Hand Shaking


Japanese TV has a lot of cooking (and dining) shows. When I said this to a former student, her immediate reply was, “Yes! Too many!” The difference in meaning between ‘too’ and ‘so’ is not well understood here, but I think this student knew exactly what she was saying. Anyhow, this story is about food modeling.

After some delicious dish has been prepared (or served) it must be displayed on screen for the audience to enjoy. Chopsticks, being an extension of the fingers, create an intimate involvement with the food. Western cooking shows often just show the beautiful food, but Japanese programs almost always show a close-up of a hand holding up some of the food with chopsticks. Sometimes the food is rotated around slowly, often it is more than should reasonably be shoved into the mouth, but it is always shaking.

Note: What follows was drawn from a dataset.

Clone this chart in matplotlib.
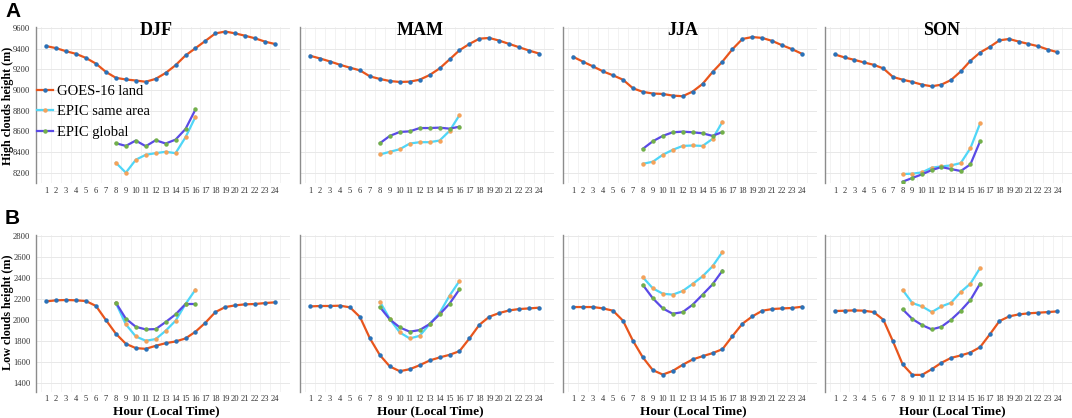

My first few chances to observe this left me with the impression that I should seek a career in food modeling because I can hold chopsticks quite steadily. Several months ago this all changed when I saw a program that explained proper food modeling. The final key point was that the food should be shaking in the video. Perhaps they explained why this made the food look more tasty, but I didn’t catch that.

Many times I have observed things in Japan and had a mistaken impression about what was going on. It is always cool when I figure out the real reason, but it can also be a little depressing because it makes me wonder how little I know. Certainly I am making many cultural mistakes based on my misunderstandings.